Onde estão os organismos? Anteriormente em todas as partes da superficie e próximos dela, compondo a densa biosfera. A biosfera intacta manteve sua função reguladora mesmo atravessando cataclismas naturais de grandes proporções. Com o surgimento da tecnociência e a enorme facilitação das engenharias, a humanidade passou a remover, destruir ou substituir os biomas por sistemas humanos, otimizados para suas finalidades específicas. Estas interferências nos "órgãos" do metabolismo climático planetário estão hoje sendo reconhecidas como fatores mais graves no presente curso de alteracões climáticas do que as emissões de poluentes por si mesmas.


Um exemplo acessível que ilustra o efeito da destruição de ecossistemas complexos na sua capacidade de condicionar o clima pode ser encontrado no caso de um alcoólatra que ingere uma substância tóxica, a qual seu fígado processa e expele num metabolismo complicado e custoso. O poluente tóxico análogo seriam os gases que liberamos na atmosfera, e o fígado análogo que poderia lidar com estes gases e recobrar o equilíbrio orgânico seriam os ecossistemas nativos.


Imagine-se um alcoólatra inveterado de quem se removessem pedaços do fígado (em nome do desenvolvimento). O que se passaria com sua capacidade para lidar com os tóxicos ingeridos? É isso que estamos sistematicamente e insensivelmente fazendo no planeta: removendo ou empobrecendo ecossistemas, destruindo-os ou degenerando-os das mais variadas formas.

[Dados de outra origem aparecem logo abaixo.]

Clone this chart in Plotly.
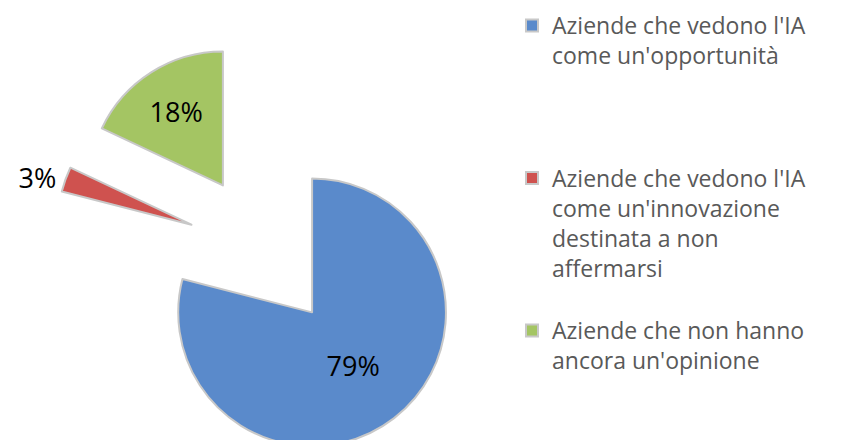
import plotly.graph_objects as go

# Survey answers, share of companies (%)
labels = [
    "Aziende che vedono l'IA<br>come un'opportunità",
    "Aziende che vedono l'IA<br>come un'innovazione<br>destinata a non<br>affermarsi",
    "Aziende che non hanno<br>ancora un'opinione",
]
values = [79, 3, 18]
colors = ["#5A8ACB", "#CF524F", "#A4C563"]
text_pos = ["inside", "outside", "inside"]

# blank lines so that every legend entry takes the same vertical room
legend_pad = ["<br>\u00a0<br>\u00a0<br>\u00a0", "<br>\u00a0", ""]
legend_labels = [l + p for l, p in zip(labels, legend_pad)]

W, H = 843, 500
FONT = "'Open Sans', Lato, sans-serif"

fig = go.Figure(
    go.Pie(
        labels=legend_labels,
        values=values,
        sort=False,
        direction="clockwise",
        rotation=0,
        pull=[0.58, 0.58, 0.58],
        marker=dict(colors=colors, line=dict(color="#C8C8C8", width=2)),
        texttemplate="%{value}%",
        textposition=text_pos,
        insidetextorientation="horizontal",
        textfont=dict(family=FONT, size=27, color="#000000"),
        domain=dict(x=[53 / W, 476 / W], y=[1 - 462.7 / H, 1 - 39.3 / H]),
        hoverinfo="label+percent",
    )
)

fig.update_layout(
    width=W,
    height=H,
    margin=dict(l=0, r=0, t=0, b=0, autoexpand=False),
    paper_bgcolor="white",
    plot_bgcolor="white",
    showlegend=True,
    legend=dict(
        x=512 / W,
        xanchor="left",
        y=1 - 4 / H,
        yanchor="top",
        valign="top",
        font=dict(family=FONT, size=23, color="#595959"),
        bgcolor="rgba(0,0,0,0)",
        tracegroupgap=0,
    ),
)

fig.write_html(
    "out.html",
    post_script="document.documentElement.style.overflow='hidden';document.body.style.overflow='hidden';",
)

Os sistemas agroflorestais são uma tentativa bem intencionada de enriquecer nossos sistemas agroecológicos de produção com maior biomassa, maior variedade de espécies, e - o que ainda tem sido pouco explorado - tentar reconstruir alguma capacidade original em termos de serviços ambientais, ou seja, permitir que os organismos ali cultivados possam, se não substituir, ao menos emular proximamente o papel desempenhado por seus homólogos nos ecossistemas nativos.


Como tal, os SAFs têm o potencial de ajudar, juntamente com processos diretos de reconstrução de ecossistemas, no combate urgentemente necessário aos poluentes atmosféricos que ameaçam entornar o caldo da orgulhosa civilização global. Mas para que os SAFs possam cumprir esta nova função é imperioso que agrônomos, agricultores, estudiosos e interessados se voltem para os fundamentos ecológicos e biogeofísicos que explicam a regulação planetária pela biosfera.


Neste sentido os povos nativos, que souberam guardar algo dos conhecimentos ancestrais de respeito à complexidade na natureza que tinham como sagrada certamente têm muito a nos ensinar. Diante do enorme desafio colocado para a sobrevivência planetária, surge a necessidade de articulação de toda sorte, associações de grande alcance que possam acelerar a aplicação do conhecimento na recuperação das vastíssimas áreas devastadas pela agricultura irresponsável e arrogante resultante do reducionismo patológico que tomou conta da maior parte das engenharias.


Qual é a influência das mudanças climáticas na produção de alimentos?


Climas extremos são a antítese da vida - vide Vênus e Marte, vide os locais da própria Terra onde as oscilações ou as condições médias são hostis ao desenvolvimento de plantas e animais. Todas as previsões, mesmo as mais otimistas, pintam quadros tétricos para o clima num futuro próximo. A menos que convertamos a produção de alimentos para a hidropônica, dessalinizemos a água do mar, e nos refugiemos em cavernas ou edifícios blindados, o futuro da produção de alimentos tem a cara do que já hoje ocorre em desertos: dificuldades muitas, enormes dificuldades.